Old Vinyl | Image via flickr user fensterbme I was pleased to be invited to respond to John Modern’s “Vinyl Prayers” prayer portal, but I was also surprised, because I’m fairly sure he knows that I neither pray nor listen to vinyl. Indeed, when I read the introductory post, I didn’t recognize the fascinating, luminous practice that John was describing as prayer, one in which objects are unnecessary or, at best, optional. An outsider to both organized and disorganized religion, I had always considered prayer a form of petition, with an object or at least an addressee. And I sold my (not huge) collection of LPs to a small group of hipster undergraduates a few years ago. I was about to move, again, and I was tired of moving them. Because one thing about their materiality is that they’re heavy as hell. Also, when you do listen to them, you have to get up in the middle to turn over the side.

In John’s portal, where prayer is diffuse and almost ambient, listening to vinyl, as he describes it, is a much more focused affair. The scratches, the pops, the dust are all in the sound, where there is a there. John’s post prompts in me an interest in a somewhat different kind of thereness, in which a full range of sensory perception, in various states of attention and distraction, constitutes the process of listening—and in particular, indoor, solitary listening to recorded music. Hearing is about so much more than the ears, so much in excess of a phenomenon called ‘sound’ that we can confidently isolate from other forms of sensory stimulation. The media of sound reproduction have a shape and a weight that contributes to this, to be sure. But so does the stuff around them, and so does the way your body feels while you listen or even set up the conditions of listening (for instance, in my forties and not up to moving boxes of records to which I rarely listen.)

I get the “spiritual essence that is wholly tangible” in vinyl, I really do. I generally experience sound as touch and texture. I’m seduced and convinced by John’s lush description of how vinyl somehow provides a resonant reminder of the glorious things (and people) that got this sound from some point(s) of production to some point(s) of reception. And yet… I want to remind myself and others, with perhaps a bit of pushback at vinyl purists, that it’s not either/or. That there’s always a there there. That rich tangibility doesn’t lie only in format, in the shape and substance of the playback medium. It lies where we lay. It’s about how we sit, stand, dance, recline, and what’s around us while we do those things, amid recorded sound. And how the stuff that makes up those surroundings smells and feels. The surprisingly solid Ikea chair that lasted eight years longer than you thought it would, the old carpet with the years of effluence and spillage sunken into it, your new shirt or shampoo, all are, in this frame, sound reproduction devices. Or the clanky radiator chugging out hot air: there’s a beautifully melancholic British chamber pop band called the Clientele, whom I love, but to whom, because of a particular life chapter, I feel can only be heard in fullest “fidelity” in small, bone dry, overheated rooms, the kind stifling enough to require a cracked window in coldest weeks of the year (Winter of 2006, I’m looking at you).

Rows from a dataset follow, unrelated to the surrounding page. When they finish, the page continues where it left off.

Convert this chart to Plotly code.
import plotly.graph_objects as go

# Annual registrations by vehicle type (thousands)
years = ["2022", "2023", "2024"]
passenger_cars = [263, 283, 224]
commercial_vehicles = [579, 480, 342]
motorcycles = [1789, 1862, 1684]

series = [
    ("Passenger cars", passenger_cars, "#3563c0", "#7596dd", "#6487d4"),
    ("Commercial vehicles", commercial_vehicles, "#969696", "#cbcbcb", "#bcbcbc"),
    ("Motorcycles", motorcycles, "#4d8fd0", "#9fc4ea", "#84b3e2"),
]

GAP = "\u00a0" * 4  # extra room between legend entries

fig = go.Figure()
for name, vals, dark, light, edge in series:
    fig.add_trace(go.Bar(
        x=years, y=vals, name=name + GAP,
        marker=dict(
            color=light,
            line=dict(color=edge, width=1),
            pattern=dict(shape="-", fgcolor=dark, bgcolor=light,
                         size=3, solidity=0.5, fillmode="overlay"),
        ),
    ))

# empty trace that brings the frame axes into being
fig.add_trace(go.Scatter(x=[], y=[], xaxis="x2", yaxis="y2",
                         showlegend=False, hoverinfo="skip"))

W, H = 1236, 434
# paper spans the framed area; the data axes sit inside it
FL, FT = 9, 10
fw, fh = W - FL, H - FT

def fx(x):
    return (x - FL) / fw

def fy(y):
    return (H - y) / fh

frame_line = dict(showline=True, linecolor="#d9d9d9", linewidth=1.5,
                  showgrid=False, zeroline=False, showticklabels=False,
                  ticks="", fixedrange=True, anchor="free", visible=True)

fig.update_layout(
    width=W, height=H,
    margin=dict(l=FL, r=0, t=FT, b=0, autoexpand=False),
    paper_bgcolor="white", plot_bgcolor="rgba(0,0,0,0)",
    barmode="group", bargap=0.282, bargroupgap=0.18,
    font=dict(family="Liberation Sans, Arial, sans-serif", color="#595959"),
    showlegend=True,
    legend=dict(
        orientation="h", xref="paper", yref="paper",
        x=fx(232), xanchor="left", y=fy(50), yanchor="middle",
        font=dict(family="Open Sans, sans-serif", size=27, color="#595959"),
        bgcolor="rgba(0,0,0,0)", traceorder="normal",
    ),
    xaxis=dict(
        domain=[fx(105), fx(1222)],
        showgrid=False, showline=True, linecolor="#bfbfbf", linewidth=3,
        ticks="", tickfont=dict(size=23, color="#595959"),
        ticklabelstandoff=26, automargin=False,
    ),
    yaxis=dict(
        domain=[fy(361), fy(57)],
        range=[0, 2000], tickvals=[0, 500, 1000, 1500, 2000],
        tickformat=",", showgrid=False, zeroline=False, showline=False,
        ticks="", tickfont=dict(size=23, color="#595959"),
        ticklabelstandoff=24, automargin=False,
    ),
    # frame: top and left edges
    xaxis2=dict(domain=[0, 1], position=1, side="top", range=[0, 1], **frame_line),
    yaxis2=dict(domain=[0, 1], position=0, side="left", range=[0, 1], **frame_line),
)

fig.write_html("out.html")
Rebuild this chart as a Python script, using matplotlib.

For me, that’s an example with particular significance, but what I want to emphasize is that this materiality is always there, always merely present before anything else, whether one is listening amid crisis, or celebration, or everyday ho-hum. It’s there whether one pays full attention or is chintzy and distracted. And its mere presence in some sense rescues me from my loss, admittedly self-inflicted, of what vinyl so generously provides for John and many others. Like a prayer?

Thank you to Alexandra Vazquez for prompting and talking through some related ideas a few weeks ago.